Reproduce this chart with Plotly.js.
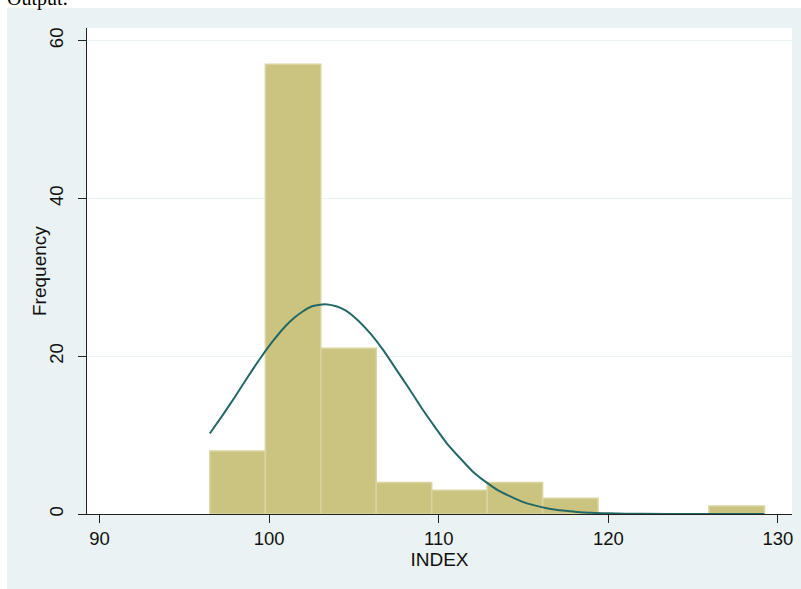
<!DOCTYPE html>
<html>
<head>
<meta charset="utf-8">
<script src="https://cdn.plot.ly/plotly-3.0.1.min.js"></script>
<style>
  html, body { margin: 0; padding: 0; background: #ffffff; width: 801px; height: 589px; overflow: hidden; }
  #bg { position: absolute; left: 7px; top: 8px; width: 794px; height: 581px; background: rgb(234,242,243); }
  #out { position: absolute; left: 7px; top: -12px; font-family: "Liberation Serif", "DejaVu Serif", serif; font-size: 20px; line-height: 20px; color: #000; }
  #chart { position: absolute; left: 0; top: 0; width: 801px; height: 589px; }
</style>
</head>
<body>
<div id="bg"></div>
<div id="out">Output:</div>
<div id="chart"></div>
<script>
// Histogram bins
const binCenters = [98.14, 101.41, 104.68, 107.95, 111.22, 114.49, 117.76, 121.03, 124.30, 127.57];
const binWidth = 3.27;
const frequencies = [8, 57, 21, 4, 3, 4, 2, 0, 0, 1];

// Normal density overlay
const curveX = [96.5, 97.25, 98, 98.75, 99.5, 100.25, 101, 101.5, 102, 102.5, 103.3, 104, 104.5, 105, 106, 106.75, 107.5, 108.25, 109, 109.75, 110.5, 111.25, 112, 112.75, 113.5, 114.25, 115, 116, 117, 118, 119, 120, 122, 125, 129.2];
const curveY = [10.2, 12.5, 14.9, 17.4, 19.8, 22.0, 23.9, 24.9, 25.7, 26.3, 26.6, 26.3, 25.8, 25.0, 22.8, 20.7, 18.3, 15.9, 13.4, 11.1, 8.9, 7.1, 5.4, 4.1, 3.0, 2.2, 1.5, 0.9, 0.5, 0.3, 0.15, 0.08, 0.02, 0.0, 0.0];

// Axis ticks
const xTicks = [90, 100, 110, 120, 130];
const yTicks = [0, 20, 40, 60];

const bars = {
  type: 'bar',
  x: binCenters,
  y: frequencies,
  width: binCenters.map(() => binWidth),
  marker: { color: 'rgb(203,196,128)', line: { color: 'rgb(217,212,160)', width: 1.5 } },
  hoverinfo: 'x+y',
  showlegend: false
};

const curve = {
  type: 'scatter',
  mode: 'lines',
  x: curveX,
  y: curveY,
  line: { color: 'rgb(36,104,102)', width: 2, shape: 'spline', smoothing: 0.6 },
  showlegend: false
};

const fontFam = 'Liberation Sans, Arial, sans-serif';
const tickFont = { family: fontFam, size: 18.5, color: '#111' };

const layout = {
  width: 801,
  height: 589,
  margin: { l: 87, r: 9, t: 28, b: 75 },
  paper_bgcolor: 'rgba(0,0,0,0)',
  plot_bgcolor: '#ffffff',
  bargap: 0,
  showlegend: false,
  xaxis: {
    range: [89.26, 130.83],
    tickmode: 'array',
    tickvals: xTicks,
    ticktext: xTicks.map(String),
    ticks: 'outside',
    ticklen: 8,
    tickwidth: 1,
    tickcolor: '#222',
    showline: true,
    linecolor: '#222',
    linewidth: 1,
    showgrid: false,
    zeroline: false,
    tickfont: tickFont,
    title: { text: 'INDEX', font: { family: fontFam, size: 19, color: '#111' }, standoff: 2 }
  },
  yaxis: {
    range: [0, 61.6],
    tickmode: 'array',
    tickvals: yTicks,
    ticktext: yTicks.map(String),
    ticks: 'outside',
    ticklen: 8,
    tickwidth: 1,
    tickcolor: '#222',
    tickangle: -90,
    ticklabelstandoff: 8,
    showline: true,
    linecolor: '#222',
    linewidth: 1,
    showgrid: true,
    gridcolor: 'rgb(234,242,243)',
    gridwidth: 1,
    zeroline: false,
    tickfont: tickFont,
    title: { text: '' }
  },
  annotations: [{
    text: 'Frequency',
    xref: 'paper', yref: 'paper',
    x: 0, y: 0.5,
    xanchor: 'center', yanchor: 'middle',
    xshift: -48,
    textangle: -90,
    showarrow: false,
    font: { family: fontFam, size: 19, color: '#111' }
  }]
};

Plotly.newPlot('chart', [bars, curve], layout, { displayModeBar: false, staticPlot: true });
</script>
</body>
</html>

• Goal
Pictures stay out. Print the data exactly, from its first line through the line containing "const yTicks = [0, 20, 40, 60];".

• Result for this task
Reproduce this chart with Plotly.js.
<!DOCTYPE html>
<html>
<head>
<meta charset="utf-8">
<script src="https://cdn.plot.ly/plotly-3.0.1.min.js"></script>
<style>
  html, body { margin: 0; padding: 0; background: #ffffff; width: 801px; height: 589px; overflow: hidden; }
  #bg { position: absolute; left: 7px; top: 8px; width: 794px; height: 581px; background: rgb(234,242,243); }
  #out { position: absolute; left: 7px; top: -12px; font-family: "Liberation Serif", "DejaVu Serif", serif; font-size: 20px; line-height: 20px; color: #000; }
  #chart { position: absolute; left: 0; top: 0; width: 801px; height: 589px; }
</style>
</head>
<body>
<div id="bg"></div>
<div id="out">Output:</div>
<div id="chart"></div>
<script>
// Histogram bins
const binCenters = [98.14, 101.41, 104.68, 107.95, 111.22, 114.49, 117.76, 121.03, 124.30, 127.57];
const binWidth = 3.27;
const frequencies = [8, 57, 21, 4, 3, 4, 2, 0, 0, 1];

// Normal density overlay
const curveX = [96.5, 97.25, 98, 98.75, 99.5, 100.25, 101, 101.5, 102, 102.5, 103.3, 104, 104.5, 105, 106, 106.75, 107.5, 108.25, 109, 109.75, 110.5, 111.25, 112, 112.75, 113.5, 114.25, 115, 116, 117, 118, 119, 120, 122, 125, 129.2];
const curveY = [10.2, 12.5, 14.9, 17.4, 19.8, 22.0, 23.9, 24.9, 25.7, 26.3, 26.6, 26.3, 25.8, 25.0, 22.8, 20.7, 18.3, 15.9, 13.4, 11.1, 8.9, 7.1, 5.4, 4.1, 3.0, 2.2, 1.5, 0.9, 0.5, 0.3, 0.15, 0.08, 0.02, 0.0, 0.0];

// Axis ticks
const xTicks = [90, 100, 110, 120, 130];
const yTicks = [0, 20, 40, 60];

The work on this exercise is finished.